# Infrared ovens for cake/cookie baking?



## bangkokbaker (Nov 14, 2006)

I'm preparing to start a bakery here in Bangkok. The professional oven suppliers offer not only conventional and convection ovens, both gas and electric, but also infrared ovens. These are not simply broilers but actual ovens for pastry baking. I have no experience with such ovens and can find nothing about them online. The salespeople are rather vague ~ "The heat is softer" and "Very good for baking" but I still am not sure whether an infrared oven is suitable for my needs. Anyone out there with experience/knowledge of infrared ovens for pastry baking? Any help would be appreciated. Thanks!


----------



## mudbug (Dec 30, 1999)

Try here:

1

2

3


----------



## bangkokbaker (Nov 14, 2006)

Thanks, Mudbug!:chef: You're a lifesaver.

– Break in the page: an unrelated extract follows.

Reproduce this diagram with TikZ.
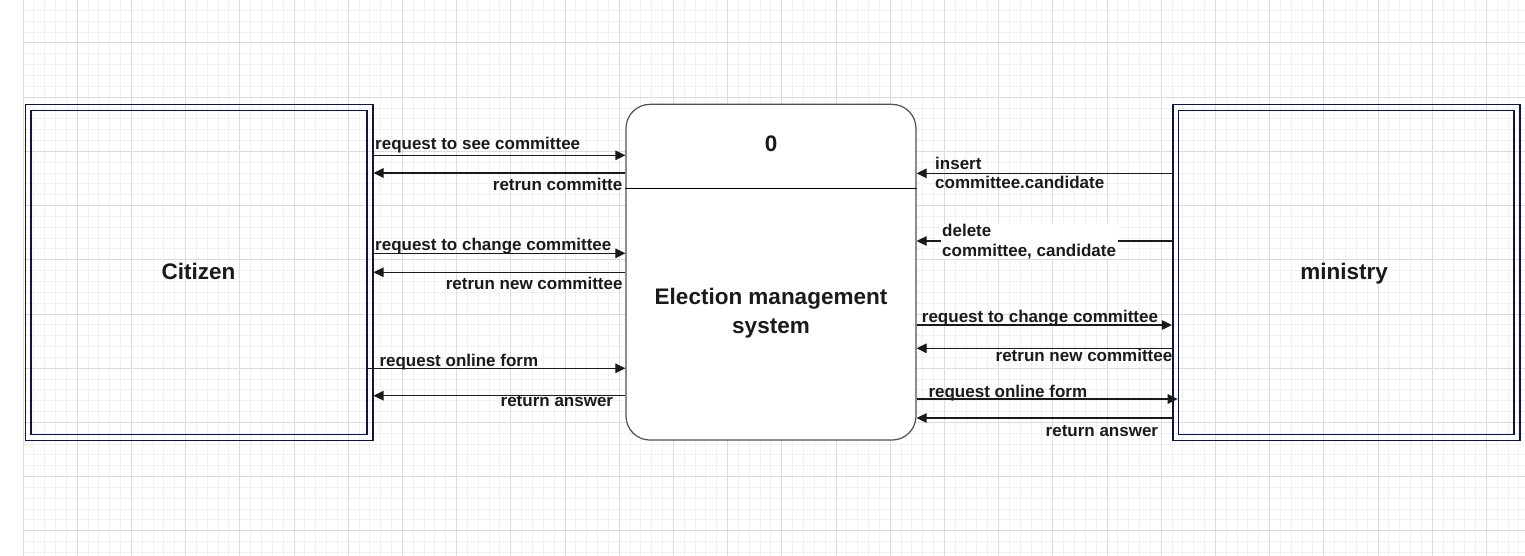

Still wondering why my own internet searches didn't turn up the first two links you gave me.


----------



## mudbug (Dec 30, 1999)

Glad to be of help bangkokbaker. Welcome to ChefTalk! Let us know what you decide.


----------



## bangkokbaker (Nov 14, 2006)

We're going to go with gas for our first 6-tray oven. The infrareds are simply too new in Thailand, and that often means poor service and lack of spare parts. Gas should be okay for the type of cakes that we plan to start with on a limited production basis, and it's cheap enough to allow us to turn a profit until we can build up our customer base. The infrared is still intriguing, but not worth the risk right now. 

Thanks again, Mudbug!:lips:


----------